Just want to make sure that is the case. That sounds odd to me. For example, I run a small business and have many win 32 apps that all my employees use. Does this mean if I were to use this service, all my employees would still need Windows machines, not the less expensive chrome book option?

Thanks

Another thing that is not clear is whether Microsoft is managing these systems (i.e. updates, security updates, application updates) or if you still need an IT staff to manage that.

On recommended apps in the Windows 11 Start Menu, it’s absolutely a stand-in for future Microsoft advertising. Is this why Windows 11 is “free” again?

Just checked the latest Edge stable (92.0.902.55): if you add a website to the shortcut links, Microsoft throws in three advertisements, 2 of 3 that have nothing to do with Microsoft’s competencies:

Of course the suggestions are permanent: they cannot be dismissed, refreshed, nor removed permanently, as far as the UI shows.

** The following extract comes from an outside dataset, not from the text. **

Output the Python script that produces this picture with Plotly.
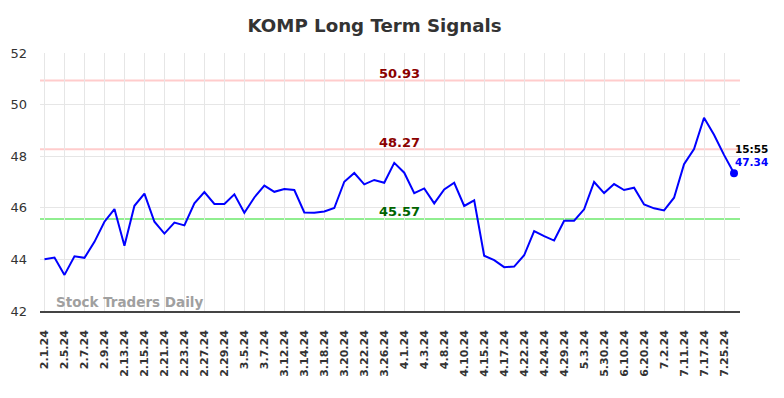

It rubs you the wrong way. Of course, Microsoft will retort, “It’s a free browser, what did you expect? You’re the product and we need to add 0.5% revenue this quarter!”

I think a bigger problem would be consistent bandwidth. I’m running DSL in my flat because my buidling has only just been wired for fiber and, every so often, it’ll go down for a couple of seconds and then get really slow.
I might be able to see a reason for this if it meant you didn’t need the IT department but, no, you still would… even if it’s just the guy you’re employing to fix the computers when they break.
Also, let’s be honest, it’d work for people like @MaryJo who probably would be OK with a Chromebook but, if you need anything more than that, it’d be useless. If you’re doing any content production stuff or intense graphics or CAD work, then I can see death by latency being an issue.

My other obseration would be that I could have sworn that Amazon Workspace is cheaper, at least it seemed to be when I looked!